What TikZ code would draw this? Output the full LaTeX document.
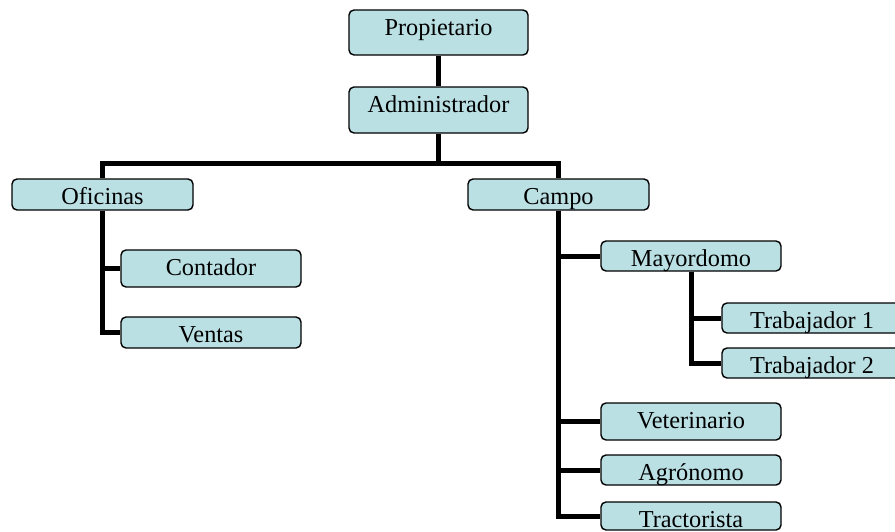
\documentclass[tikz,border=0pt]{standalone}
\usepackage{fontspec}
\setmainfont{Liberation Serif}
\usetikzlibrary{backgrounds}
\definecolor{boxfill}{RGB}{186,224,228}
\tikzset{
  box/.style={draw=black, line width=1.4pt, fill=boxfill, rounded corners=5pt,
    inner sep=0pt, align=center, text height=25pt,
    font=\fontsize{24.3}{25}\selectfont},
  conn/.style={draw=black, line width=5pt, line join=miter},
}
\begin{document}
\begin{tikzpicture}[x=1pt,y=-1pt]
\useasboundingbox (0,0) rectangle (895,531);
% boxes: center (x,y), width; height = 25pt + text depth
\node[box, minimum width=179pt, text depth=20pt] (prop) at (438.5,32.5) {Propietario};
\node[box, minimum width=179pt, text depth=21pt] (admin) at (438.5,110) {Administrador};
\node[box, minimum width=181pt, text depth=6pt] (ofi) at (102.5,194.5) {Oficinas};
\node[box, minimum width=181pt, text depth=6pt] (campo) at (558.5,194.5) {Campo};
\node[box, minimum width=180pt, text depth=12pt] (cont) at (211,268.5) {Contador};
\node[box, minimum width=180pt, text depth=6pt] (vent) at (211,332.5) {Ventas};
\node[box, minimum width=180pt, text depth=5pt] (may) at (691,256) {Mayordomo};
\node[box, minimum width=180pt, text depth=5pt] (t1) at (812,318) {Trabajador 1};
\node[box, minimum width=180pt, text depth=5pt] (t2) at (812,363) {Trabajador 2};
\node[box, minimum width=180pt, text depth=12pt] (vet) at (691,421.5) {Veterinario};
\node[box, minimum width=180pt, text depth=5pt] (agr) at (691,470) {Agrónomo};
\node[box, minimum width=180pt, text depth=3pt] (trac) at (691,516) {Tractorista};
\begin{scope}[on background layer]
\draw[conn] (prop.south) -- (admin.north);
\draw[conn] (admin.south) -- ++(0,30) -| (ofi.north);
\draw[conn] (admin.south) -- ++(0,30) -| (campo.north);
\draw[conn] (ofi.south) |- (cont.west);
\draw[conn] (ofi.south) |- (vent.west);
\draw[conn] (campo.south) |- (may.west);
\draw[conn] (campo.south) |- (vet.west);
\draw[conn] (campo.south) |- (agr.west);
\draw[conn] (campo.south) |- (trac.west);
\draw[conn] (may.south) |- (t1.west);
\draw[conn] (may.south) |- (t2.west);
\end{scope}
\end{tikzpicture}
\end{document}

SET TASK:
Set down the complete material exactly, but do not include the images.

ANSWER TO THIS PROBLEM:
What TikZ code would draw this? Output the full LaTeX document.
\documentclass[tikz,border=0pt]{standalone}
\usepackage{fontspec}
\setmainfont{Liberation Serif}
\usetikzlibrary{backgrounds}
\definecolor{boxfill}{RGB}{186,224,228}
\tikzset{
  box/.style={draw=black, line width=1.4pt, fill=boxfill, rounded corners=5pt,
    inner sep=0pt, align=center, text height=25pt,
    font=\fontsize{24.3}{25}\selectfont},
  conn/.style={draw=black, line width=5pt, line join=miter},
}
\begin{document}
\begin{tikzpicture}[x=1pt,y=-1pt]
\useasboundingbox (0,0) rectangle (895,531);
% boxes: center (x,y), width; height = 25pt + text depth
\node[box, minimum width=179pt, text depth=20pt] (prop) at (438.5,32.5) {Propietario};
\node[box, minimum width=179pt, text depth=21pt] (admin) at (438.5,110) {Administrador};
\node[box, minimum width=181pt, text depth=6pt] (ofi) at (102.5,194.5) {Oficinas};
\node[box, minimum width=181pt, text depth=6pt] (campo) at (558.5,194.5) {Campo};
\node[box, minimum width=180pt, text depth=12pt] (cont) at (211,268.5) {Contador};
\node[box, minimum width=180pt, text depth=6pt] (vent) at (211,332.5) {Ventas};
\node[box, minimum width=180pt, text depth=5pt] (may) at (691,256) {Mayordomo};
\node[box, minimum width=180pt, text depth=5pt] (t1) at (812,318) {Trabajador 1};
\node[box, minimum width=180pt, text depth=5pt] (t2) at (812,363) {Trabajador 2};
\node[box, minimum width=180pt, text depth=12pt] (vet) at (691,421.5) {Veterinario};
\node[box, minimum width=180pt, text depth=5pt] (agr) at (691,470) {Agrónomo};
\node[box, minimum width=180pt, text depth=3pt] (trac) at (691,516) {Tractorista};
\begin{scope}[on background layer]
\draw[conn] (prop.south) -- (admin.north);
\draw[conn] (admin.south) -- ++(0,30) -| (ofi.north);
\draw[conn] (admin.south) -- ++(0,30) -| (campo.north);
\draw[conn] (ofi.south) |- (cont.west);
\draw[conn] (ofi.south) |- (vent.west);
\draw[conn] (campo.south) |- (may.west);
\draw[conn] (campo.south) |- (vet.west);
\draw[conn] (campo.south) |- (agr.west);
\draw[conn] (campo.south) |- (trac.west);
\draw[conn] (may.south) |- (t1.west);
\draw[conn] (may.south) |- (t2.west);
\end{scope}
\end{tikzpicture}
\end{document}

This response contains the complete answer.